Der Herausgeber hat zu den einzelnen Briefen einen mustergültigen Kommentar geliefert, in welchem über alle berührten Personen und Vorkommnisse Auskunft erteilt wird. Trotz der reichen Belehrungen, die aus diesem Kommentar zu schöpfen sind, wäre es vielleicht bequemer für den Leser gewesen, wenn statt der an sich sehr nützlichen Verweisungen auf andere Werke, die zuweilen beliebt sind, mit wenigen Worten sachlicher Bescheid gegeben wäre.
Von den fünf Anhängen zum Briefwechsel werde das Verzeichnis der Schriften von Moritz Jacobi hervorgehoben. Während für C. G. J. Jacobi in seinen gesammelten Werken alles Nötige zusammengestellt ist, fehlte es bis jetzt an einer solchen Übersicht für Moritz, dessen Veröffentlichungen sehr zerstreut erfolgten, zum Teil in russischer Sprache (Nr. 110-133). Ferner wird im Anhang V der bisher in deutscher Sprache noch nicht erschienene Brief abgedruckt, in dem M. H. Jacobi seine bekannteste Erfindung, die der Galvanoplastik, an N. H. Fuß mitteilt (4. Okt. 1838).

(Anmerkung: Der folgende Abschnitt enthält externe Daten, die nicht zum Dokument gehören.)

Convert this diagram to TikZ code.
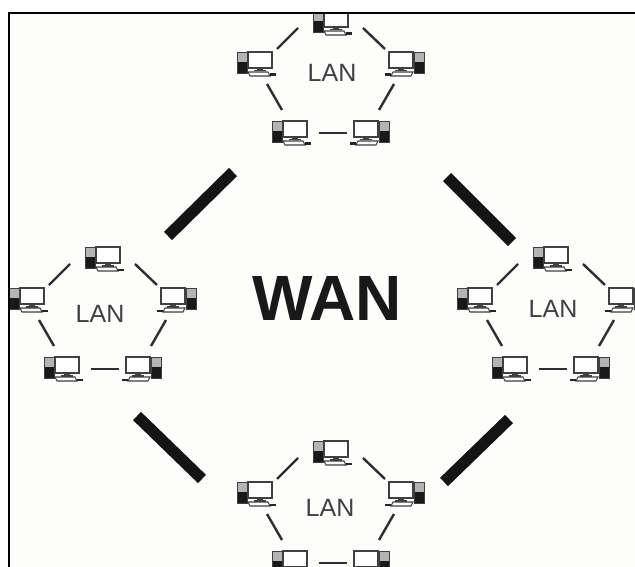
\documentclass[tikz,border=0pt]{standalone}
\usepackage{fontspec}
\setmainfont{Liberation Sans}

\definecolor{paper}{HTML}{FDFDFB}
\definecolor{pcedge}{HTML}{404040}
\definecolor{towertop}{HTML}{B4B4B4}
\definecolor{linkgray}{HTML}{2E2E2E}

\begin{document}
\begin{tikzpicture}[x=1pt, y=-1pt]

\tikzset{lanlabel/.style={shape=rectangle, inner sep=0, text=black!75, font=\fontsize{25}{25}\selectfont}}
\tikzset{wanlabel/.style={shape=rectangle, inner sep=0, text=black!90, font=\fontsize{64}{64}\selectfont\bfseries}}
\tikzset{pcbox/.style={shape=rectangle, inner sep=0, minimum width=39, minimum height=24}}
\tikzset{link/.style={color=linkgray, line width=2.4}}
\tikzset{wanlink/.style={color=black!92, line width=11.5}}
\tikzset{pcline/.style={draw=pcedge, line width=1.1, fill=white}}
\tikzset{pc/.pic={
    \fill[towertop] (-18,-11) rectangle (-8,-1);
    \fill[black!90] (-18,-1) rectangle (-8,10);
    \draw[draw=pcedge, line width=0.7] (-18,-11) rectangle (-8,10);
    \draw[pcline] (-7,-11) rectangle (17,5);
    \fill[pcedge] (2,5) rectangle (8,7);
    \fill[pcedge] (-1,7) rectangle (11,8.5);
    \draw[pcline] (-7,9) -- (-5,13) -- (15,13) -- (13,9) -- cycle;
    \fill[black!85] (15,10.5) rectangle (21,13);
}}
\tikzset{lan/.pic={
    \node[pcbox] (-top) at (0.5,-41) {};
    \node[pcbox] (-left) at (-75.5,0) {};
    \node[pcbox] (-right) at (75.5,0) {};
    \node[pcbox] (-lowleft) at (-40.5,69) {};
    \node[pcbox] (-lowright) at (40.5,69) {};
    \pic at (0.5,-41) {pc};
    \pic at (-75.5,0) {pc};
    \pic[xscale=-1] at (75.5,0) {pc};
    \pic at (-40.5,69) {pc};
    \pic[xscale=-1] at (40.5,69) {pc};
    \draw[link] ([shift={(22,-14)}]-left.center) -- ([shift={(-33,6)}]-top.center);
    \draw[link] ([shift={(32,6)}]-top.center) -- ([shift={(-21,-14)}]-right.center);
    \draw[link] ([shift={(12,21)}]-left.center) -- ([shift={(-8,-22)}]-lowleft.center);
    \draw[link] ([shift={(-12,21)}]-right.center) -- ([shift={(8,-22)}]-lowright.center);
    \draw[link] ([shift={(29,1)}]-lowleft.center) -- ([shift={(-24,1)}]-lowright.center);
}}

\useasboundingbox (0,0) rectangle (635,567);
\fill[paper] (9,13.5) rectangle (635,567);

\begin{scope}
\clip (9,13.5) rectangle (635,567);
\pic (lantop) at (330.5,63) {lan};
\pic (lanleft) at (102.5,299) {lan};
\pic (lanright) at (550.5,299) {lan};
\pic (lanbottom) at (330.5,493) {lan};
\end{scope}

\draw[black, line width=2] (9,567) -- (9,13.5) -- (635,13.5);

\node[lanlabel] (labeltop) at (332,73) {LAN};
\node[lanlabel] (labelleft) at (100,314) {LAN};
\node[lanlabel] (labelright) at (553,309) {LAN};
\node[lanlabel] (labelbottom) at (330,508) {LAN};
\node[wanlabel] (wan) at (327.5,298.5) {WAN};

\coordinate (nwa) at (168,236);
\coordinate (nwb) at (233,172);
\coordinate (nea) at (447,177);
\coordinate (neb) at (512,242);
\coordinate (swa) at (137,416);
\coordinate (swb) at (202,479);
\coordinate (sea) at (444,482);
\coordinate (seb) at (509,419);
\draw[wanlink] (nwa) -- (nwb);
\draw[wanlink] (nea) -- (neb);
\draw[wanlink] (swa) -- (swb);
\draw[wanlink] (sea) -- (seb);

\end{tikzpicture}
\end{document}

Ein recht sorgfältiges, reichhaltiges Register beschließt den Band. Von den beiden sehr guten Bildnissen, mit denen die Schrift geschmückt ist, war das von Moritz schon 1901 einer russischen Jubiläumsschrift beigegeben. Neu und allen Mathematikern sehr willkommen wird das sympathische Bild von C. G. J. Jacobi sein.